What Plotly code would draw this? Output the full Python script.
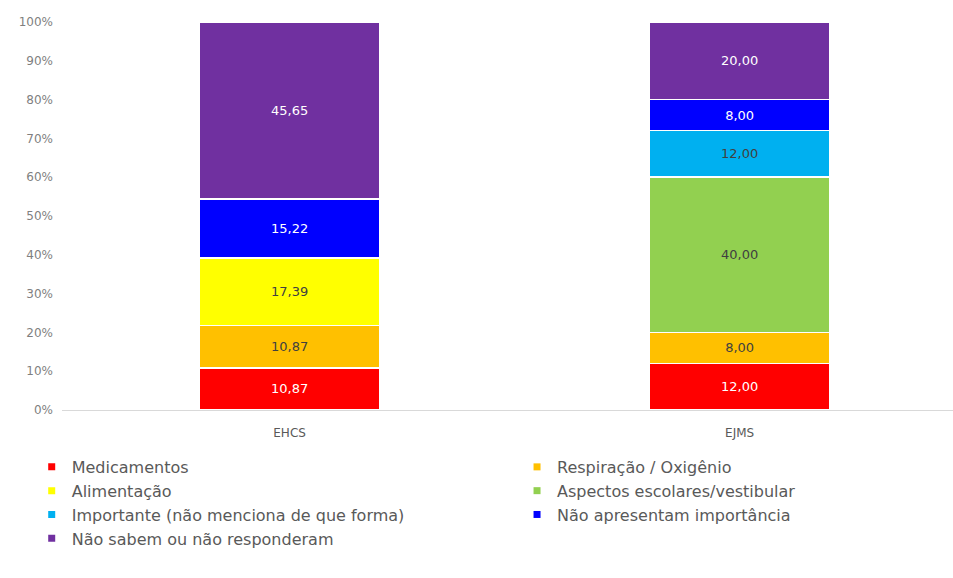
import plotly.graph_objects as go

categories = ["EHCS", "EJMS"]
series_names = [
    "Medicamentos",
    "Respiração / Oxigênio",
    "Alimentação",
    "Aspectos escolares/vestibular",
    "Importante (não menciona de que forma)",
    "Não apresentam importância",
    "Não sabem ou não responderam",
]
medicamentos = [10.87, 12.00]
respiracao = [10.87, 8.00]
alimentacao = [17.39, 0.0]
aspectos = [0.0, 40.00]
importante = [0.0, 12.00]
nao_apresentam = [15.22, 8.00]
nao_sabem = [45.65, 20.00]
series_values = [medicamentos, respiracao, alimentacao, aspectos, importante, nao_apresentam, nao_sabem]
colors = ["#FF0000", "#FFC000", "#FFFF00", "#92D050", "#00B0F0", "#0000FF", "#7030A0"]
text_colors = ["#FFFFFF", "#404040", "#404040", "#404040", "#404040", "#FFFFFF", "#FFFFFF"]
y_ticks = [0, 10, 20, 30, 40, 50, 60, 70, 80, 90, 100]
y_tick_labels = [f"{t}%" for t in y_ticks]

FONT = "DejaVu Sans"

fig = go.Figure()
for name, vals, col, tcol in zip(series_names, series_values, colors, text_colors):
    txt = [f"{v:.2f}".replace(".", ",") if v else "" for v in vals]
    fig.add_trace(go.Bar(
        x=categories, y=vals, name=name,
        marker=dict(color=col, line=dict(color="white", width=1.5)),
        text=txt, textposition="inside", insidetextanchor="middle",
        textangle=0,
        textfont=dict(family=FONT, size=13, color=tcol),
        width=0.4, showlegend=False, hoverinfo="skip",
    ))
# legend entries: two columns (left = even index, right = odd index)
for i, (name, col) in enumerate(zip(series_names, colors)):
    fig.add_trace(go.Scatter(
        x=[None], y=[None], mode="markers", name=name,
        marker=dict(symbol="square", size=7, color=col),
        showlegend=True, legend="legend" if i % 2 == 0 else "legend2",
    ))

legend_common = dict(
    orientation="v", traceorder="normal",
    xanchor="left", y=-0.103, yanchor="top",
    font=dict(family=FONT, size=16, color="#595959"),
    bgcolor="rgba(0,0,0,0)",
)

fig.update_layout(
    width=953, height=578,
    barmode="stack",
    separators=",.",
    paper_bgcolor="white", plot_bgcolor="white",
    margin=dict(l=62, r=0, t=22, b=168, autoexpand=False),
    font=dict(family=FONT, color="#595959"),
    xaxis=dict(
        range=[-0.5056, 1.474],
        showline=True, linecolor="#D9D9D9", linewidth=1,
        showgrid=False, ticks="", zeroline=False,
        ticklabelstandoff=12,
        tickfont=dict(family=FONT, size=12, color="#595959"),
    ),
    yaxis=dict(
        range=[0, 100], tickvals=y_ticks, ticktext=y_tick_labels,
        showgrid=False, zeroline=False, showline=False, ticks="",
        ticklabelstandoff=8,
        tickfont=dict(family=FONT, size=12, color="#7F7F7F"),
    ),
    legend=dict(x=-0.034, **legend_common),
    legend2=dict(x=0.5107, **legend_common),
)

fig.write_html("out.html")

•••

■ GIVEN TASK: Exclude the images and reproduce the remaining data exactly.

■ RESULT OF THIS EXERCISE:
What Plotly code would draw this? Output the full Python script.
import plotly.graph_objects as go

categories = ["EHCS", "EJMS"]
series_names = [
    "Medicamentos",
    "Respiração / Oxigênio",
    "Alimentação",
    "Aspectos escolares/vestibular",
    "Importante (não menciona de que forma)",
    "Não apresentam importância",
    "Não sabem ou não responderam",
]
medicamentos = [10.87, 12.00]
respiracao = [10.87, 8.00]
alimentacao = [17.39, 0.0]
aspectos = [0.0, 40.00]
importante = [0.0, 12.00]
nao_apresentam = [15.22, 8.00]
nao_sabem = [45.65, 20.00]
series_values = [medicamentos, respiracao, alimentacao, aspectos, importante, nao_apresentam, nao_sabem]
colors = ["#FF0000", "#FFC000", "#FFFF00", "#92D050", "#00B0F0", "#0000FF", "#7030A0"]
text_colors = ["#FFFFFF", "#404040", "#404040", "#404040", "#404040", "#FFFFFF", "#FFFFFF"]
y_ticks = [0, 10, 20, 30, 40, 50, 60, 70, 80, 90, 100]
y_tick_labels = [f"{t}%" for t in y_ticks]

FONT = "DejaVu Sans"

fig = go.Figure()
for name, vals, col, tcol in zip(series_names, series_values, colors, text_colors):
    txt = [f"{v:.2f}".replace(".", ",") if v else "" for v in vals]
    fig.add_trace(go.Bar(
        x=categories, y=vals, name=name,
        marker=dict(color=col, line=dict(color="white", width=1.5)),
        text=txt, textposition="inside", insidetextanchor="middle",
        textangle=0,
        textfont=dict(family=FONT, size=13, color=tcol),
        width=0.4, showlegend=False, hoverinfo="skip",
    ))
# legend entries: two columns (left = even index, right = odd index)
for i, (name, col) in enumerate(zip(series_names, colors)):
    fig.add_trace(go.Scatter(
        x=[None], y=[None], mode="markers", name=name,
        marker=dict(symbol="square", size=7, color=col),
        showlegend=True, legend="legend" if i % 2 == 0 else "legend2",
    ))

legend_common = dict(
    orientation="v", traceorder="normal",
    xanchor="left", y=-0.103, yanchor="top",
    font=dict(family=FONT, size=16, color="#595959"),
    bgcolor="rgba(0,0,0,0)",
)

fig.update_layout(
    width=953, height=578,
    barmode="stack",
    separators=",.",
    paper_bgcolor="white", plot_bgcolor="white",
    margin=dict(l=62, r=0, t=22, b=168, autoexpand=False),
    font=dict(family=FONT, color="#595959"),
    xaxis=dict(
        range=[-0.5056, 1.474],
        showline=True, linecolor="#D9D9D9", linewidth=1,
        showgrid=False, ticks="", zeroline=False,
        ticklabelstandoff=12,
        tickfont=dict(family=FONT, size=12, color="#595959"),
    ),
    yaxis=dict(
        range=[0, 100], tickvals=y_ticks, ticktext=y_tick_labels,
        showgrid=False, zeroline=False, showline=False, ticks="",
        ticklabelstandoff=8,
        tickfont=dict(family=FONT, size=12, color="#7F7F7F"),
    ),
    legend=dict(x=-0.034, **legend_common),
    legend2=dict(x=0.5107, **legend_common),
)

fig.write_html("out.html")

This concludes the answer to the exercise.